Vale poi la pena di ricordare che per giustificare le manette, gli agenti avevano parlato di resistenza degli occupanti. In realtà di resistenza scrive brevemente Vincenzo Canterini, il capo della «Celere» romana. Poi c´è l´imbarazzante storia della coltellata a Nucera. E basta. Il lancio degli oggetti contro i poliziotti al momento dell´irruzione è davvero fantomatico. Solo Mortola ha visto volare un maglio da una finestra. Solo lui, tra centinaia di uomini impegnati nel blitz.
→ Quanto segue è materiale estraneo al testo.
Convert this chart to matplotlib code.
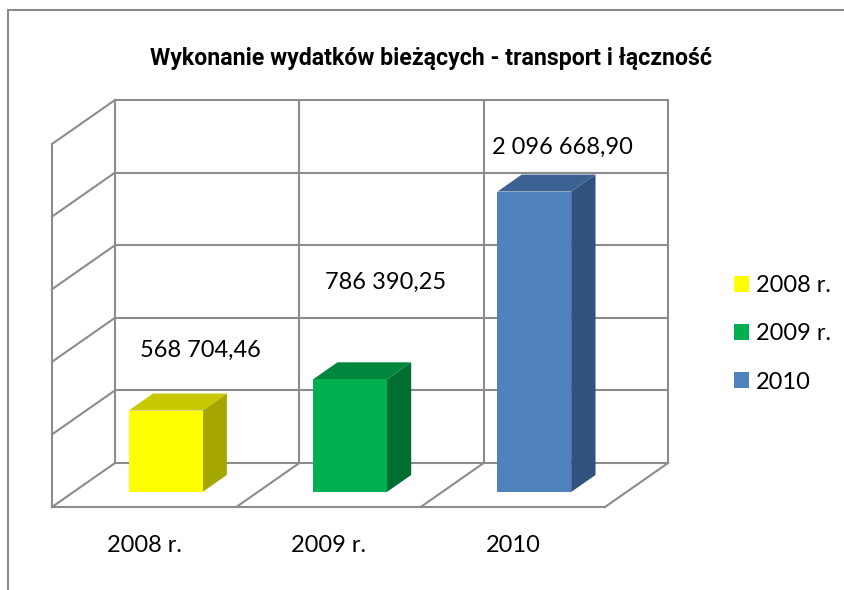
import matplotlib.pyplot as plt
from matplotlib.patches import Polygon, Patch
from matplotlib.lines import Line2D

title = "Wykonanie wydatków bieżących - transport i łączność"
categories = ["2008 r.", "2009 r.", "2010"]
values = [568704.46, 786390.25, 2096668.90]
front_colors = ["#FFFF00", "#00B050", "#4F81BD"]
top_colors = ["#C8C800", "#00873D", "#3B6293"]
side_colors = ["#A6A600", "#006E31", "#30527F"]

# where the value labels sit (category units, value units)
label_pos = [(0.803, 1.081e6), (1.807, 1.550e6), (2.767, 2.479e6)]

grid_color = "#8C8C8C"
font = ["Lato", "DejaVu Sans"]

fig = plt.figure(figsize=(8.44, 5.90), dpi=100)
ax = fig.add_axes([52 / 844, 1 - 507 / 590, 553 / 844, 363 / 590])
ax.set_xlim(0, 3)
ax.set_ylim(0, 2.5e6)
ax.axis('off')

# depth vector (floor front -> back wall)
DX = 63 / 184.33
DV = 44 / 363 * 2.5e6
BAR_SCALE = 143.3 / 145.2  # bars come out a touch shorter than the wall grid


def proj(x, v, d):
    return x + d * DX, v + d * DV


def seg(p, q):
    ax.add_line(Line2D([p[0], q[0]], [p[1], q[1]], color=grid_color, lw=1.5,
                       clip_on=False, zorder=1, solid_capstyle='projecting'))


n = len(categories)
ticks = [i * 5e5 for i in range(6)]
# back wall and left wall
for t in ticks:
    seg(proj(0, t, 1), proj(n, t, 1))
    seg(proj(0, t, 0), proj(0, t, 1))
for i in range(n + 1):
    seg(proj(i, 0, 1), proj(i, ticks[-1], 1))
seg(proj(0, 0, 0), proj(0, ticks[-1], 0))
# floor
seg(proj(0, 0, 0), proj(n, 0, 0))
for i in range(1, n + 1):
    seg(proj(i, 0, 0), proj(i, 0, 1))

# bars
d0, d1 = 15 / 44, 32 / 44
w = 0.4
for i, val in enumerate(values):
    v = val * BAR_SCALE
    x0, x1 = i + 0.5 - w / 2, i + 0.5 + w / 2
    side = [proj(x1, 0, d0), proj(x1, 0, d1), proj(x1, v, d1), proj(x1, v, d0)]
    top = [proj(x0, v, d0), proj(x1, v, d0), proj(x1, v, d1), proj(x0, v, d1)]
    ax.add_patch(Polygon(side, closed=True, fc=side_colors[i], ec='none', zorder=3, clip_on=False))
    ax.add_patch(Polygon(top, closed=True, fc=top_colors[i], ec='none', zorder=3, clip_on=False))
    ax.bar(i + 0.5 + d0 * DX, v, width=w, bottom=d0 * DV, color=front_colors[i], zorder=4, clip_on=False)

for (lx, ly), v in zip(label_pos, values):
    txt = f"{v:,.2f}".replace(",", " ").replace(".", ",")
    ax.text(lx, ly, txt, ha='center', va='center', fontsize=17, family=font, zorder=5)

for i, c in enumerate(categories):
    ax.text(i + 0.5, -0.262e6, c, ha='center', va='center', fontsize=17, family=font)

fig.text(431 / 844, 1 - 58 / 590, title, ha='center', va='center', fontsize=16.7,
         fontweight='bold', family=["Roboto", "DejaVu Sans"])

handles = [Patch(facecolor=c, edgecolor='none') for c in front_colors]
fig.legend(handles, categories, loc='center left', bbox_to_anchor=(722 / 844, 1 - 334 / 590),
           frameon=False, prop={'family': font, 'size': 17}, handlelength=0.65,
           handleheight=0.65, handletextpad=0.3, labelspacing=1.15, borderpad=0)

# outer chart frame (top and left edges visible)
fig.add_artist(Line2D([8 / 844, 8 / 844], [0, 1 - 10 / 590], color=grid_color, lw=1.5))
fig.add_artist(Line2D([8 / 844, 1], [1 - 10 / 590, 1 - 10 / 590], color=grid_color, lw=1.5))

fig.savefig("out.png", dpi=100)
Lui, che ha sottoscritto l´arresto di Mark Covell attestando che era nella scuola e ha fatto resistenza, quando lo aveva incontrato pochi istanti prima del blitz - lo provano diverse fotografie - fuori dall´istituto.
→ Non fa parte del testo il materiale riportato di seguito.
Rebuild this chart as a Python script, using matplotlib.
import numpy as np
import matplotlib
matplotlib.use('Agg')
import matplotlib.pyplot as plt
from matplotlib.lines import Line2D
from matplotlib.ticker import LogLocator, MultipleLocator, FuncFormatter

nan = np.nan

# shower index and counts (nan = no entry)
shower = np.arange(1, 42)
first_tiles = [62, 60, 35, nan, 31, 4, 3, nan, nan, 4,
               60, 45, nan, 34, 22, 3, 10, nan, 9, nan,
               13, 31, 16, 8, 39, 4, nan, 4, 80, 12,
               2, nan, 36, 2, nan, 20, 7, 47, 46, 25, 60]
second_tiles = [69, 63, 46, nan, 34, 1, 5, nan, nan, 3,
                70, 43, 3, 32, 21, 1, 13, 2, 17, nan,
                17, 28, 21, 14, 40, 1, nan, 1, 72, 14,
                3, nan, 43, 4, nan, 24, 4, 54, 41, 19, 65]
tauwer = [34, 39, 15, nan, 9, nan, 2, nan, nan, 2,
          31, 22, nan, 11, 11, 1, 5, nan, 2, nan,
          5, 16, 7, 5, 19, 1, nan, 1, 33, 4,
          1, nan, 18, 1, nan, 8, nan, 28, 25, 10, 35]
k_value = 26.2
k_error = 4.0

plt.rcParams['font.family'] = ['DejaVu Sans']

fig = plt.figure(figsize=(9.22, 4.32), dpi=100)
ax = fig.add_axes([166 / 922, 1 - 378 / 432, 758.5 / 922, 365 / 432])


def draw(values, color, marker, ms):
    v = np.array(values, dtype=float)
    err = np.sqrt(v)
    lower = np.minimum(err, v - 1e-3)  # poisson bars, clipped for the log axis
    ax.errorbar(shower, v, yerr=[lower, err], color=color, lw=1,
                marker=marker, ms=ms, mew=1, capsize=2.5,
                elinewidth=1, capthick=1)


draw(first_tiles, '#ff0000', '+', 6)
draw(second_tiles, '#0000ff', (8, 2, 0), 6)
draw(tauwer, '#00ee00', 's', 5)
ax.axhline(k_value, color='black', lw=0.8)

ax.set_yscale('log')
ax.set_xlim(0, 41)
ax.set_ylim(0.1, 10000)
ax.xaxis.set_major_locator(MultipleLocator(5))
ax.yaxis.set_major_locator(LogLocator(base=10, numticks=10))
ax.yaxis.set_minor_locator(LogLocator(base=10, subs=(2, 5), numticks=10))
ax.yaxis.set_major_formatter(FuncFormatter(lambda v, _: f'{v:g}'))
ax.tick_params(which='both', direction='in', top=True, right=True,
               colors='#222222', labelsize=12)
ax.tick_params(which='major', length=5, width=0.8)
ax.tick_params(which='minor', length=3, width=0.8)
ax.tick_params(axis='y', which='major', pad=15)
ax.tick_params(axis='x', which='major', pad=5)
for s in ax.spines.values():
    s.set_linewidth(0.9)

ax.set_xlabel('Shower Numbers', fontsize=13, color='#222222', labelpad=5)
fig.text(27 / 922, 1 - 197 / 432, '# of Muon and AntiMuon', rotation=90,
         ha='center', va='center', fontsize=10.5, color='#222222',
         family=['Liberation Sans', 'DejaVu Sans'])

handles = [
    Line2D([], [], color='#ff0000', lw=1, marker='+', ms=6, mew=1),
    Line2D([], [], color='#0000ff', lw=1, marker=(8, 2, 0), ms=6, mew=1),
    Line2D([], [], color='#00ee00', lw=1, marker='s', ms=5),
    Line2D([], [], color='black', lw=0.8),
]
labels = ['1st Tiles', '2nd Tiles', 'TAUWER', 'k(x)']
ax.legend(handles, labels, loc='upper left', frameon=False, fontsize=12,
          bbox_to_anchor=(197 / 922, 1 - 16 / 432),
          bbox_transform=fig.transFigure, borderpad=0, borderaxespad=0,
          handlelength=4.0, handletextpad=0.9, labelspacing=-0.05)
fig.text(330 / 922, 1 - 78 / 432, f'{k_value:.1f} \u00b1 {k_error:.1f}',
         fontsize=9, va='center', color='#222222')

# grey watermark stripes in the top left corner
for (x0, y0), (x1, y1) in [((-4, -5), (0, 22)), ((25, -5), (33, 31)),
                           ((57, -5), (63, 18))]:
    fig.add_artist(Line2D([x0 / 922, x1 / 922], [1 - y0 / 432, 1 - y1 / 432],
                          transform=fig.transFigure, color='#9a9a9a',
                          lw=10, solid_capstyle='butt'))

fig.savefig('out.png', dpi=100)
Bugie, bugie, bugie. In nove firmano il verbale di perquisizione. In quindici quello di arresto. Quando gliene chiederanno conto, la maggior parte si difenderà dicendo: «Sono entrato solo un minuto nella scuola, poi mi sono occupato dei feriti. Ho firmato perché mi fidavo dei colleghi. Cosa avrei dovuto pensare? Che erano dei delinquenti?». Oppure: «Ero perplesso, ma c´erano degli alti funzionari. Mi hanno detto di firmare. L´ho preso come un ordine». Non a caso, il pm Zucca aveva esordito così: «Le testimonianze dei poliziotti avrebbero dovuto essere come un fiume. Di verità. Invece, abbiamo trovato solo acque paludose».